The move to modernise the party's most sensitive policy commitments is set to cause a storm at the party's annual conference in October. Proposals emerging from Labour's Commission on Social Justice have provoked protests from constituency supporters, who have tabled motions opposing any move to end universal uprating.

Resolutions for the Labour Party conference make it clear that Mr Blair and the Shadow Cabinet will face a battle if they move towards targeting of benefits. A resolution by the Pudsey constituency Labour party warns against using the commission study 'to provide a progressive cover for any limitation of universal benefits.'

Littleborough and Saddlworth CLP 'regrets that the Commission on Social Justice has questioned the need for universal benefits and by this action has provided ammunition for the Tories'.

Other constituencies have tabled hostile resolutions, including Birmingham Ladywood, the seat of Clare Short, which 'opposes all moves towards means testing including of child benefit, disability entitlements and state pensions'.

Some of Mr Blair's senior colleagues believe universal uprating is wasteful, giving cash to wealthy people who do not need the benefits.
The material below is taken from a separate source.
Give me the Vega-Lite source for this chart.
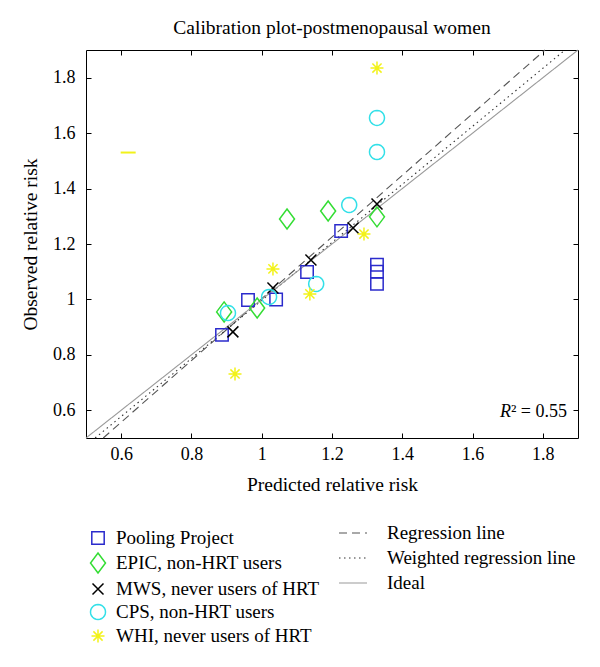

They are keen to ensure that Mr Blair resists the pressure to hold to the status quo.

'The whole of the welfare system should be geared to getting people into a position of self-reliance. The issue of universality versus targeting becomes an irrelevance. We should be doing something much bolder,' said one senior Labour source.

Shadow Cabinet supporters of radical reform concede that there are problems in delivering higher levels of benefit to the poor.

The option favoured by some modernisers backing Mr Blair is for taxes and benefits to be merged for pensioners, which would enable the poorest to receive more than wealthy pensioners, without resorting to means-testing.

'At the moment you have universal payments with a top-up through income support. Under a tax-and-benefits system, you automatically get a higher payment unless your income is higher, in which case there is a clawback,' the source said.

Such a system could also be applied to child benefit, which is paid to all families regardless of wealth. The advantage of universal uprating is that it ensures high take-up, but it is very expensive.

The commission is due to deliver its final report on 24 October.